6) Any CIL paid in relation to A can only be credited against the CIL due in relation to B to the extent that the CIL paid in relation to A relates to buildings (“relevant buildings”) that—
a) have not been completed when the request is made; and
b) are not taken into account in reducing the chargeable amount in relation to B through the operation of regulation 40 and Schedule 1.
(7) Where—
a) B is a phased planning permission; and
b) the amount to be credited against the CIL due in relation to B is greater than the amount due in relation to the first phase of B commenced after a request under this regulation has been granted, the remainder must be credited against the next phase or phases of B until there is no remainder.
(8) Paragraph (9) applies where—
a) a request under paragraph (2), which is a valid request, is made in respect of the amount due in relation to B;
b) a relevant building is completed under A after the valid request is made (whether the completion occurs before or after the chargeable development under B commences); and
c) a reduced amount of CIL is paid in relation to B as a result of the grant of the request under this regulation.

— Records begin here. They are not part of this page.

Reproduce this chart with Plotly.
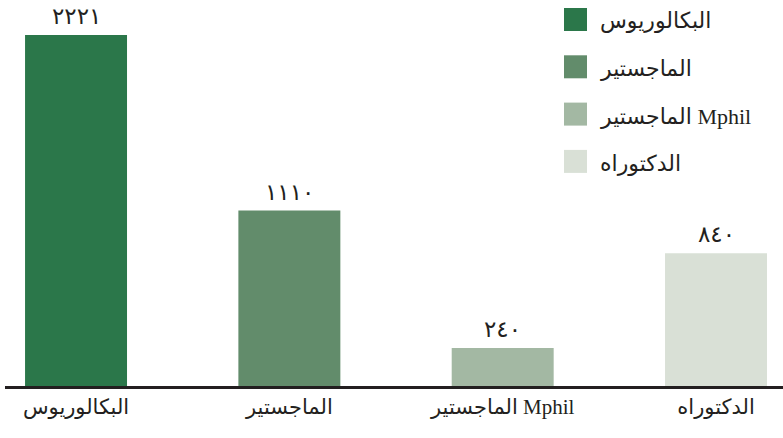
import plotly.graph_objects as go

categories = ["البكالوريوس", "الماجستير", "الماجستير Mphil", "الدكتوراه"]
values = [2221, 1110, 240, 840]
colors = ["#2B774A", "#628C6B", "#A3B8A3", "#D9E0D6"]

AR_DIGITS = str.maketrans("0123456789", "٠١٢٣٤٥٦٧٨٩")
value_labels = [str(v).translate(AR_DIGITS) for v in values]

FONT = "Liberation Serif, DejaVu Sans, serif"
TXT = "#231F20"

fig = go.Figure()
fig.add_trace(go.Bar(
    x=categories,
    y=values,
    marker=dict(color=colors, line=dict(width=0)),
    width=0.478,
    showlegend=False,
    hoverinfo="x+y",
))

annotations = []
# value labels above bars
for cat, val, lab in zip(categories, values, value_labels):
    annotations.append(dict(x=cat, y=val, xref="x", yref="y",
                            text=lab, showarrow=False,
                            xanchor="center", yanchor="bottom", yshift=4,
                            font=dict(family=FONT, size=23, color=TXT)))

# legend built as squares + labels (top right)
W, H = 778.0, 386.0
shapes = []
for i, (name, col) in enumerate(zip(categories, colors)):
    cy = 19.5 + i * 47.3
    shapes.append(dict(type="rect", xref="paper", yref="paper",
                       x0=(564 - 5) / W, x1=(587 - 5) / W,
                       y0=1 - (cy + 11.5) / H, y1=1 - (cy - 11.5) / H,
                       fillcolor=col, line=dict(width=0)))
    annotations.append(dict(xref="paper", yref="paper",
                            x=(598 - 5) / W, y=1 - (cy + 2) / H,
                            xanchor="left", yanchor="middle",
                            text=name, showarrow=False,
                            font=dict(family=FONT, size=22, color=TXT)))

fig.update_layout(
    width=783, height=438,
    margin=dict(l=5, r=0, t=0, b=52),
    paper_bgcolor="white", plot_bgcolor="white",
    bargap=0.52,
    shapes=shapes,
    annotations=annotations,
    xaxis=dict(
        type="category",
        range=[-0.333, 3.314],
        showline=True, linecolor="#231F20", linewidth=3,
        showgrid=False, zeroline=False, ticks="",
        tickfont=dict(family=FONT, size=21, color=TXT),
        fixedrange=True,
    ),
    yaxis=dict(
        range=[0, 2442.5],
        showgrid=False, zeroline=False, showline=False,
        showticklabels=False, ticks="",
        fixedrange=True,
    ),
    font=dict(family=FONT, color=TXT),
)

fig.write_html("out.html")
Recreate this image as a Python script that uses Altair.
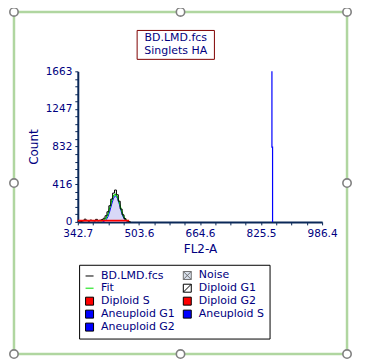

(9) Where this paragraph applies the person who was granted the abatement under this regulation must pay to the collecting authority an amount equal to the amount of CIL paid in relation to that relevant building which was credited against the amount due in relation to B.
(10) For the purposes of this regulation the amount payable under paragraph (9), if paid, is to be treated as CIL paid in relation to B.
(11) Abatement may be granted more than once in relation to a planning permission.
33. In respect of abatement, Regulation 74A applies only to applications made under Section 73. As this appeal concerns a retrospective Section 73A permission, Regulation 74A has no application. Regulation 74B can apply to other forms of permission; however, it requires prior notification to the Charging Authority that one planning permission will cease and another will commence. Such notification is not possible where the permission is retrospective. Accordingly, Regulation 74B is also inapplicable. In my judgement, the Charging Authority misapplied abatement when issuing the CIL Liability Notices dated redacted (LN redacted), contrary to the wording of the Regulations, resulting in a benefit to the Appellant.
34. With there being no dispute around the charging rate, indexation or GIA adopted by the CA, I am satisfied the calculations forredacted and redacted CIL adopting Paragraph 1 of Schedule 1 and set out on Liability Notice redacted are acceptable.
Decision
35. Based on the facts presented to me, I consider the Community Infrastructure Levy (CIL) charge in this case of £redacted. (redacted) not to be excessive and I hereby dismiss this appeal.